By the time my third son was born, I thought I knew what I was doing. But Son #3 threw us a curve ball. He has never done things the way he is “supposed” to do them. One of the greatest joys of my life is watching him prove people much smarter than me wrong. He keeps us on our toes and is our little miracle. I joke that every 46-year-old needs a six year old. Well, I need him. I can see God in his blue eyes.
Today I am three different fathers for three different boys. All look so much like their mother — and that is a good thing. Even when she’s mad at me, Amy is beautiful. I can see God in her blue eyes, too. I love being their father. I love the challenges the job brings. And as they get older, I love spending more and more time with them. Because really, that’s what it is all about, right? Time. Time is the oil that permeates their life’s canvas.
I see my oldest son grow more handsome by the day. He’s smart, thoughtful and at times funny with a very dry sense of humor. I have already seen him excel beyond me in math. He shows signs of being a great writer. And his discipline has made him a good student and musician.
My second son amazes me with his creativity. He’s brilliant and has the sharpest sense of humor I have ever encountered. He’s a natural musician and a natural story teller.

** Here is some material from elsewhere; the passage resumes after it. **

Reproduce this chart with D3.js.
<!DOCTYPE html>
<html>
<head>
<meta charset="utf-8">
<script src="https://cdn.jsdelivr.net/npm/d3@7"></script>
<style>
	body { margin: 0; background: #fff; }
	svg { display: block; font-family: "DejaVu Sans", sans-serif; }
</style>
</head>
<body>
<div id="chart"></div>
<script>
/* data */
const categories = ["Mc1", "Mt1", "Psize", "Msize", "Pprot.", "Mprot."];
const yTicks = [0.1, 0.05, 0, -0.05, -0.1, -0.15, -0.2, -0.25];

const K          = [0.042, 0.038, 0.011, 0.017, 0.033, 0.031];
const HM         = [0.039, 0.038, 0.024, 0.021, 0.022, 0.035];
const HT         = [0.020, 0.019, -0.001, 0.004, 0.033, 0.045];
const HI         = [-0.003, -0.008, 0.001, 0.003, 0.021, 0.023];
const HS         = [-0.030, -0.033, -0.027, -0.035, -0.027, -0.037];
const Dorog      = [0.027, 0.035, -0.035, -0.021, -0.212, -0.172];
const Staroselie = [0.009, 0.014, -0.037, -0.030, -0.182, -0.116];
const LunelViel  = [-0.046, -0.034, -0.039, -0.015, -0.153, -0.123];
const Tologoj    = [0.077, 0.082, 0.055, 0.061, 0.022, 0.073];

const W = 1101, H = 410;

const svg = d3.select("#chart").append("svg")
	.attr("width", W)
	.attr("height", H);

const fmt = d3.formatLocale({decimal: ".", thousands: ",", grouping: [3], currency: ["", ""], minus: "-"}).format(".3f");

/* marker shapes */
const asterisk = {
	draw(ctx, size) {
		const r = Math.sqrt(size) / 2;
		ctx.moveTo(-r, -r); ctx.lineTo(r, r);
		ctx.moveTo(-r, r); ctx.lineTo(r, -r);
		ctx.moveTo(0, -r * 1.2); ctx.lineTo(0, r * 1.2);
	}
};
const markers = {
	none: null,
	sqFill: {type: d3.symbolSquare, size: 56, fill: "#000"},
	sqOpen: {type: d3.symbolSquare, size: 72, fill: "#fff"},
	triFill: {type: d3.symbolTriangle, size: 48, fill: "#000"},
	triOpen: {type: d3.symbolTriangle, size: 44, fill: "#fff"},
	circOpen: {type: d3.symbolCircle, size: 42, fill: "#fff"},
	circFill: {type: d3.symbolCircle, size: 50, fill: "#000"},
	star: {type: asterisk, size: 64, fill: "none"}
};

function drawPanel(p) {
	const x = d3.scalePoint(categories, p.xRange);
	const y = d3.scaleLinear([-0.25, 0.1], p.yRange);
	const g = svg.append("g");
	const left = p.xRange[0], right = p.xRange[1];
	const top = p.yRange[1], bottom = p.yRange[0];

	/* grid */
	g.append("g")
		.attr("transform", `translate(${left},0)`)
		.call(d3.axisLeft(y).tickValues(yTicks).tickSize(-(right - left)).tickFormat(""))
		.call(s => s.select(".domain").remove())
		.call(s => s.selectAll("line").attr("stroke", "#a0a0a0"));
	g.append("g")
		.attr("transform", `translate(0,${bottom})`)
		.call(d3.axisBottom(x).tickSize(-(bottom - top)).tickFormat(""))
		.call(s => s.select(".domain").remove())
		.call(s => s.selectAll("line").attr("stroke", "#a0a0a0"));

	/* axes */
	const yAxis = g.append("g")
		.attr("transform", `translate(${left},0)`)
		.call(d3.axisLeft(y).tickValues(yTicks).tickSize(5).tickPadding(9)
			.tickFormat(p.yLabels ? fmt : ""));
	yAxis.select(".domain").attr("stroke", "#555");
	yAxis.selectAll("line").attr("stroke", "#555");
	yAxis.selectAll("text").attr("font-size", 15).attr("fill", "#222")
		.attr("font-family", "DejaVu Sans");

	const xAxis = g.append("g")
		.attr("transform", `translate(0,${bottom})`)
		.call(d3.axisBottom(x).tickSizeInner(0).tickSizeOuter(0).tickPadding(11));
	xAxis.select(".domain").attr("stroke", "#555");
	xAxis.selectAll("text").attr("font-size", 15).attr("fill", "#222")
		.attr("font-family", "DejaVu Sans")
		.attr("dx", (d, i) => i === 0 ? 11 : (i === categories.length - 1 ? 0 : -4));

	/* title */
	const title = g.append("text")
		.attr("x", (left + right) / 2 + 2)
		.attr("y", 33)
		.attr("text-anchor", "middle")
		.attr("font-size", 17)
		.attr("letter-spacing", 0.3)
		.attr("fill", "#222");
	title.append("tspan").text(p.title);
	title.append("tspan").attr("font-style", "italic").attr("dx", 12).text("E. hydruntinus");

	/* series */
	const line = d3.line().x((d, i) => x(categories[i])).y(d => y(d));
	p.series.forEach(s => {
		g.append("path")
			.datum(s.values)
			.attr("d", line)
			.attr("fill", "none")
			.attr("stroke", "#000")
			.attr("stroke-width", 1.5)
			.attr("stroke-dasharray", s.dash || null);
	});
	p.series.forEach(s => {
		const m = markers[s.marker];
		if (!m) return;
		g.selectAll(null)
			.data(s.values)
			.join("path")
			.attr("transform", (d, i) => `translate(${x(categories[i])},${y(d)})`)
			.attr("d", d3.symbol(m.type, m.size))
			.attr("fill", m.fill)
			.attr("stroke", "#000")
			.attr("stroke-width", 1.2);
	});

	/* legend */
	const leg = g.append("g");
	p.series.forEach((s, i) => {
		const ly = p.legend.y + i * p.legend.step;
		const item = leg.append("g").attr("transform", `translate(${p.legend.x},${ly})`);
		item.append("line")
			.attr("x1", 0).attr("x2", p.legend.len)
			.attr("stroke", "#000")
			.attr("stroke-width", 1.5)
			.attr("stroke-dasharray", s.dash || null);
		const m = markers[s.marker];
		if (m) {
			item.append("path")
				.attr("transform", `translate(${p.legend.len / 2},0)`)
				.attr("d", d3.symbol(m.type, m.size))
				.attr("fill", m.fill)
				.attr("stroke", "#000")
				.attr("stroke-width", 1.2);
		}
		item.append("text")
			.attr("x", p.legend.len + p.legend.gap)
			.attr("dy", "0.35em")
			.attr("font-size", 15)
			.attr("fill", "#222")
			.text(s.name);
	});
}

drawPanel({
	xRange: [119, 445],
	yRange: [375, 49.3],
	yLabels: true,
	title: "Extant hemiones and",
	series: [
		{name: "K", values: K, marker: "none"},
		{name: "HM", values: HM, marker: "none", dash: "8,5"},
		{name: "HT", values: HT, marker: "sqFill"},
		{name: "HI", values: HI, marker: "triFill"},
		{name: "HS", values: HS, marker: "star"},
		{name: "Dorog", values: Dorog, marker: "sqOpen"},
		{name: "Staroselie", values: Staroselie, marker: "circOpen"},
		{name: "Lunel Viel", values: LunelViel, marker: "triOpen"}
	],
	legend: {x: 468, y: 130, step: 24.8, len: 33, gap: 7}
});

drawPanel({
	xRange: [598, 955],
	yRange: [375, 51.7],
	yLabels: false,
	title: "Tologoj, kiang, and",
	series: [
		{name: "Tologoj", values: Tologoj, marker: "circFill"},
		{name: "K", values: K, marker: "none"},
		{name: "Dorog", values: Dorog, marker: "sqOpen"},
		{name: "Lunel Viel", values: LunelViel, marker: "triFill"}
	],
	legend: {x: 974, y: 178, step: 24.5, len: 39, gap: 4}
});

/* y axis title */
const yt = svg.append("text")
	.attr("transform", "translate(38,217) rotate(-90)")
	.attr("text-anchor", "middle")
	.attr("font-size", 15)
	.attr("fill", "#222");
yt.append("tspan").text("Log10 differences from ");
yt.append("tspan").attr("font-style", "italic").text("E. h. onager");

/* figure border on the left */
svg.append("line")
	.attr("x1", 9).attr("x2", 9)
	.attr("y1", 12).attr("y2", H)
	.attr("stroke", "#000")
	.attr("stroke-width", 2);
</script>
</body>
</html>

He sometimes lacks focus (much like his father) but still manages to be exceptional. Like his brother, he’s a good student.
My third son fascinates me daily. He sees the world differently than I do and at times shows signs of brilliance. He’s stubborn and challenging and makes me a better man. He’s incredibly loving. I live for him and cheer him on when he proves his doubters wrong. And he does that often. Of the three, he looks the most like his mother. He’s a beautiful child who will grow up to be a handsome man.
There is a golden thread that runs through all three boys: Their mom. No matter what, I will never doubt her brilliance as a mother. She feeds them, studies with them, wrestles with them, disciplines them and is always there for them. I knew she had the “right stuff” before we even got married. I knew she would be able to shape a child. She’s a builder of men. And my sons are living proof.
Parenthood is a gift. It cured me of terminal selfishness. Like comedian Craig Ferguson wisely said, “I think when you become a parent you go from being a star in the movie of your own life to the supporting player in the movie of someone else’s.” I’m proud to be in the my sons’ movies. It has forever changed how I see the world for the better.
I’m flawed as a father. But I’m a better man for it. All because of the gift of three boys.